>> Start Dataset extract

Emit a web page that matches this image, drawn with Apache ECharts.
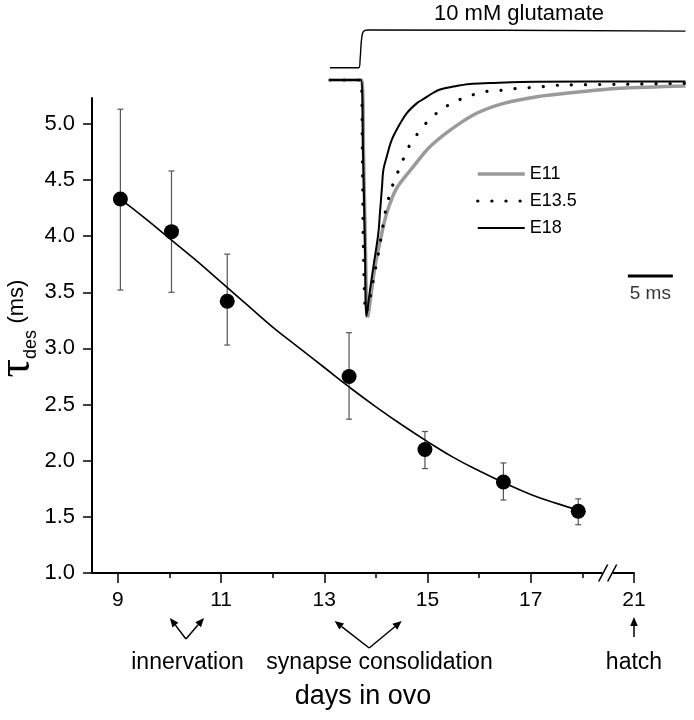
<!DOCTYPE html>
<html><head><meta charset="utf-8">
<script src="https://cdn.jsdelivr.net/npm/echarts@6/dist/echarts.min.js"></script>
<style>html,body{margin:0;padding:0;background:#fff}#c{width:694px;height:720px}</style>
</head><body><div id="c"></div>
<script>
// ---- main plot data ----
const days     = [9.05, 10.04, 11.12, 13.48, 14.95, 16.47, 17.92];
const tauMean  = [4.33, 4.04, 3.42, 2.75, 2.10, 1.81, 1.55];
const tauHigh  = [5.13, 4.58, 3.84, 3.14, 2.26, 1.98, 1.66];
const tauLow   = [3.52, 3.50, 3.03, 2.37, 1.93, 1.65, 1.43];
const fitDays  = [9.05, 9.5, 10, 10.5, 11, 11.5, 12, 12.5, 13, 13.5, 14, 14.5, 15, 15.5, 16, 16.5, 17, 17.5, 17.92];
const fitTau   = [4.33, 4.17, 3.98, 3.79, 3.59, 3.39, 3.19, 3.01, 2.83, 2.65, 2.48, 2.32, 2.17, 2.03, 1.91, 1.80, 1.70, 1.62, 1.56];
const yTicks   = [1.0, 1.5, 2.0, 2.5, 3.0, 3.5, 4.0, 4.5, 5.0];
const xMajorTicks = [9, 11, 13, 15, 17, 19];          // 19 sits after the axis break
const xTickLabels = ['9', '11', '13', '15', '17', '21'];
const xMinorTicks = [10, 12, 14, 16, 18];
const annotLabels = ['innervation', 'synapse consolidation', 'hatch'];

// ---- inset data (time in ms, current normalised to peak) ----
const stimT = [0, 3.2, 3.35, 3.5, 3.7, 4.2, 39.5];
const stimV = [0.052, 0.052, 0.09, 0.17, 0.205, 0.212, 0.207];
const e11T = [0, 3.5, 3.72, 3.94, 4.17, 4.63, 5.0, 5.56, 6.3, 7.41, 9.26, 11.1, 13.7, 16.3, 19.3, 23.0, 26.7, 32.2, 39.5];
const e11V = [0, 0, -0.297, -0.72, -1.008, -0.89, -0.791, -0.685, -0.565, -0.458, -0.367, -0.283, -0.203, -0.141, -0.099, -0.071, -0.054, -0.035, -0.025];
const e135T = [0, 3.44, 3.59, 3.72, 4.0, 4.44, 4.81, 5.37, 6.19, 6.67, 7.22, 7.89, 8.59, 9.63, 10.81, 12.3, 13.89, 15.48, 17.03, 18.7, 20.37, 22.03, 23.7, 25.37, 32.2, 39.5];
const e135V = [0, 0, -0.297, -0.72, -0.987, -0.925, -0.847, -0.737, -0.551, -0.48, -0.419, -0.36, -0.294, -0.233, -0.177, -0.127, -0.092, -0.068, -0.05, -0.045, -0.037, -0.033, -0.028, -0.022, -0.018, -0.014];
const e18T = [0, 3.44, 3.67, 3.89, 4.06, 4.44, 4.89, 5.37, 5.56, 5.78, 5.93, 6.3, 6.86, 7.59, 8.52, 9.63, 10.37, 11.48, 12.22, 13.67, 15.56, 17.78, 21.1, 28.9, 39.5];
const e18V = [0, 0, -0.297, -0.72, -1.0, -0.89, -0.774, -0.65, -0.559, -0.453, -0.381, -0.325, -0.254, -0.198, -0.141, -0.099, -0.081, -0.054, -0.04, -0.028, -0.017, -0.013, -0.008, -0.006, -0.006];
const scaleBarMs = [33.1, 38.1];
const scaleBarLevel = -0.83;

const FONT = "'Liberation Sans', Arial, Helvetica, sans-serif";
const zip = (a, b) => a.map((v, i) => [v, b[i]]);

const chart = echarts.init(document.getElementById('c'), null, {renderer: 'canvas'});

const option = {
  animation: false,
  backgroundColor: '#fff',
  textStyle: {fontFamily: FONT, color: '#000'},
  grid: [
    {left: 92, right: 60, top: 98, bottom: 147, outerBoundsMode: 'none', containLabel: false},
    {left: 330, width: 356, top: 21, height: 295, outerBoundsMode: 'none', containLabel: false}
  ],
  xAxis: [
    {
      type: 'value', gridIndex: 0, min: 8.5, max: 19, position: 'bottom',
      axisLine: {show: true, onZero: false, lineStyle: {color: '#000', width: 2}},
      axisTick: {show: true, length: 10, lineStyle: {color: '#000', width: 1.5}, customValues: xMajorTicks},
      axisLabel: {show: true, margin: 17, fontSize: 21, fontFamily: FONT, color: '#000',
        customValues: xMajorTicks,
        formatter: v => xTickLabels[xMajorTicks.indexOf(Math.round(v))] || ''},
      splitLine: {show: false},
      name: 'days in ovo', nameLocation: 'middle', nameGap: 110, nameMoveOverlap: false,
      nameTextStyle: {fontSize: 27, fontFamily: FONT, color: '#000'}
    },
    {
      type: 'value', gridIndex: 0, min: 8.5, max: 19, position: 'bottom',
      axisLine: {show: false, onZero: false},
      axisTick: {show: true, length: 5, lineStyle: {color: '#000', width: 1.5}, customValues: xMinorTicks},
      axisLabel: {show: false},
      splitLine: {show: false}
    },
    {type: 'value', gridIndex: 1, min: 0, max: 39.56, show: false}
  ],
  yAxis: [
    {
      type: 'value', gridIndex: 0, min: 1, max: 5.23,
      axisLine: {show: true, onZero: false, lineStyle: {color: '#000', width: 2}},
      axisTick: {show: true, length: 9, lineStyle: {color: '#000', width: 1.5}, customValues: yTicks},
      axisLabel: {show: true, margin: 17, fontSize: 22, fontFamily: FONT, color: '#000',
        customValues: yTicks, formatter: v => v.toFixed(1)},
      splitLine: {show: false},
      name: '{t|τ}{s|des} {m|(ms)}', nameLocation: 'middle', nameRotate: 90, nameGap: 52,
      nameMoveOverlap: false,
      nameTextStyle: {
        color: '#000', padding: [0, 0, 0, 14],
        rich: {
          t: {fontSize: 46, fontFamily: "'Liberation Serif', 'DejaVu Serif', serif", color: '#000'},
          s: {fontSize: 18, fontFamily: FONT, color: '#000', verticalAlign: 'bottom', padding: [16, 3, 0, 0]},
          m: {fontSize: 22, fontFamily: FONT, color: '#000'}
        }
      }
    },
    {type: 'value', gridIndex: 1, min: -1, max: 0.25, show: false}
  ],
  legend: {
    show: true, orient: 'vertical', left: 476, top: 165, padding: 0, itemWidth: 47, itemHeight: 14, itemGap: 9,
    itemStyle: {opacity: 0}, lineStyle: {width: 'inherit'},
    textStyle: {fontSize: 18, fontFamily: FONT, color: '#000'},
    data: ['E11', 'E13.5', 'E18'], selectedMode: false
  },
  series: [
    {
      name: 'error', type: 'custom', xAxisIndex: 0, yAxisIndex: 0,
      data: days.map((d, i) => [d, tauLow[i], tauHigh[i]]),
      renderItem: (params, api) => {
        const x = api.value(0);
        const p1 = api.coord([x, api.value(2)]);
        const p2 = api.coord([x, api.value(1)]);
        const w = 3;
        const st = {stroke: '#555', lineWidth: 1.2};
        return {type: 'group', children: [
          {type: 'line', shape: {x1: p1[0], y1: p1[1], x2: p2[0], y2: p2[1]}, style: st},
          {type: 'line', shape: {x1: p1[0] - w, y1: p1[1], x2: p1[0] + w, y2: p1[1]}, style: st},
          {type: 'line', shape: {x1: p2[0] - w, y1: p2[1], x2: p2[0] + w, y2: p2[1]}, style: st}
        ]};
      },
      z: 1
    },
    {
      name: 'fit', type: 'line', xAxisIndex: 0, yAxisIndex: 0, data: zip(fitDays, fitTau),
      smooth: true, symbol: 'none', lineStyle: {color: '#000', width: 1.6}, z: 2
    },
    {
      name: 'tau', type: 'scatter', xAxisIndex: 0, yAxisIndex: 0, data: zip(days, tauMean),
      symbol: 'circle', symbolSize: 15, itemStyle: {color: '#000', opacity: 1}, z: 3
    },
    {
      name: 'stimulus', type: 'line', xAxisIndex: 2, yAxisIndex: 1, data: zip(stimT, stimV),
      smooth: 0.3, symbol: 'none', lineStyle: {color: '#000', width: 1.4}
    },
    {
      name: 'E11', type: 'line', xAxisIndex: 2, yAxisIndex: 1, data: zip(e11T, e11V),
      smooth: 0.3, symbol: 'none', lineStyle: {color: '#9a9a9a', width: 3.5}, itemStyle: {color: '#9a9a9a'}
    },
    {
      name: 'E13.5', type: 'line', xAxisIndex: 2, yAxisIndex: 1, data: zip(e135T, e135V),
      smooth: 0.3, symbol: 'none',
      lineStyle: {color: '#000', width: 3.2, type: [0.1, 14], cap: 'round'}, itemStyle: {color: '#000'}
    },
    {
      name: 'E18', type: 'line', xAxisIndex: 2, yAxisIndex: 1, data: zip(e18T, e18V),
      smooth: 0.35, symbol: 'none', lineStyle: {color: '#000', width: 2}, itemStyle: {color: '#000'}
    },
    {
      name: 'scalebar', type: 'line', xAxisIndex: 2, yAxisIndex: 1,
      data: scaleBarMs.map(t => [t, scaleBarLevel]), symbol: 'none',
      lineStyle: {color: '#000', width: 3}
    },
    {
      name: 'scalebarLabel', type: 'scatter', xAxisIndex: 2, yAxisIndex: 1,
      data: [[(scaleBarMs[0] + scaleBarMs[1]) / 2, scaleBarLevel]], symbolSize: 0,
      label: {show: true, position: 'bottom', distance: 8, formatter: '5 ms', fontSize: 19, fontFamily: FONT, color: '#000'}
    }
  ]
};
chart.setOption(option);

// ---- annotations below the axis, break marks and inset title ----
const xp = v => chart.convertToPixel({xAxisIndex: 0}, v);
const axisY = chart.convertToPixel({yAxisIndex: 0}, 1.0);

function arrow(x1, y1, x2, y2) {
  const ang = Math.atan2(y2 - y1, x2 - x1), L = 9, W = 3.8;
  const bx = x2 - L * Math.cos(ang), by = y2 - L * Math.sin(ang);
  const nx = -Math.sin(ang) * W, ny = Math.cos(ang) * W;
  return [
    {type: 'line', silent: true, shape: {x1, y1, x2: bx, y2: by}, style: {stroke: '#000', lineWidth: 1.5}},
    {type: 'polygon', silent: true, shape: {points: [[x2, y2], [bx + nx, by + ny], [bx - nx, by - ny]]}, style: {fill: '#000'}}
  ];
}
const annot = [
  {label: annotLabels[0], at: 10.35, tail: [10.32, 66], heads: [[10.01, 45], [10.67, 45]]},
  {label: annotLabels[1], at: 14.07, tail: [13.87, 75], heads: [[13.2, 48], [14.5, 48]]},
  {label: annotLabels[2], at: 19, tail: [19, 64], heads: [[19, 44]]}
];
const g = [];
annot.forEach(a => {
  a.heads.forEach(h => g.push(...arrow(xp(a.tail[0]), axisY + a.tail[1], xp(h[0]), axisY + h[1])));
  g.push({type: 'text', silent: true, x: xp(a.at), y: axisY + 90,
    style: {text: a.label, fontSize: 23, fontFamily: FONT, fill: '#000', textAlign: 'center', textVerticalAlign: 'middle'}});
});
// axis break
const bx = xp(18.49);
g.push({type: 'rect', silent: true, shape: {x: bx - 5, y: axisY - 3, width: 10, height: 6}, style: {fill: '#fff'}, z: 100});
[-4.5, 4.5].forEach(d => g.push({type: 'line', silent: true, z: 101,
  shape: {x1: bx + d - 4.5, y1: axisY + 8.5, x2: bx + d + 4.5, y2: axisY - 8.5}, style: {stroke: '#000', lineWidth: 1.6}}));
// inset title
g.push({type: 'text', silent: true, x: 519, y: 14,
  style: {text: '10 mM glutamate', fontSize: 22, fontFamily: FONT, fill: '#000', textAlign: 'center', textVerticalAlign: 'middle'}});
chart.setOption({graphic: g});
</script></body></html>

>> End Dataset extract

## Required task
Restate, line by line and word for word, everything from the top of the material through the line that contains "const annotLabels = ['innervation', 'synapse". Leave pictures out.

## Solution to this problem
Emit a web page that matches this image, drawn with Apache ECharts.
<!DOCTYPE html>
<html><head><meta charset="utf-8">
<script src="https://cdn.jsdelivr.net/npm/echarts@6/dist/echarts.min.js"></script>
<style>html,body{margin:0;padding:0;background:#fff}#c{width:694px;height:720px}</style>
</head><body><div id="c"></div>
<script>
// ---- main plot data ----
const days     = [9.05, 10.04, 11.12, 13.48, 14.95, 16.47, 17.92];
const tauMean  = [4.33, 4.04, 3.42, 2.75, 2.10, 1.81, 1.55];
const tauHigh  = [5.13, 4.58, 3.84, 3.14, 2.26, 1.98, 1.66];
const tauLow   = [3.52, 3.50, 3.03, 2.37, 1.93, 1.65, 1.43];
const fitDays  = [9.05, 9.5, 10, 10.5, 11, 11.5, 12, 12.5, 13, 13.5, 14, 14.5, 15, 15.5, 16, 16.5, 17, 17.5, 17.92];
const fitTau   = [4.33, 4.17, 3.98, 3.79, 3.59, 3.39, 3.19, 3.01, 2.83, 2.65, 2.48, 2.32, 2.17, 2.03, 1.91, 1.80, 1.70, 1.62, 1.56];
const yTicks   = [1.0, 1.5, 2.0, 2.5, 3.0, 3.5, 4.0, 4.5, 5.0];
const xMajorTicks = [9, 11, 13, 15, 17, 19];          // 19 sits after the axis break
const xTickLabels = ['9', '11', '13', '15', '17', '21'];
const xMinorTicks = [10, 12, 14, 16, 18];
const annotLabels = ['innervation', 'synapse consolidation', 'hatch'];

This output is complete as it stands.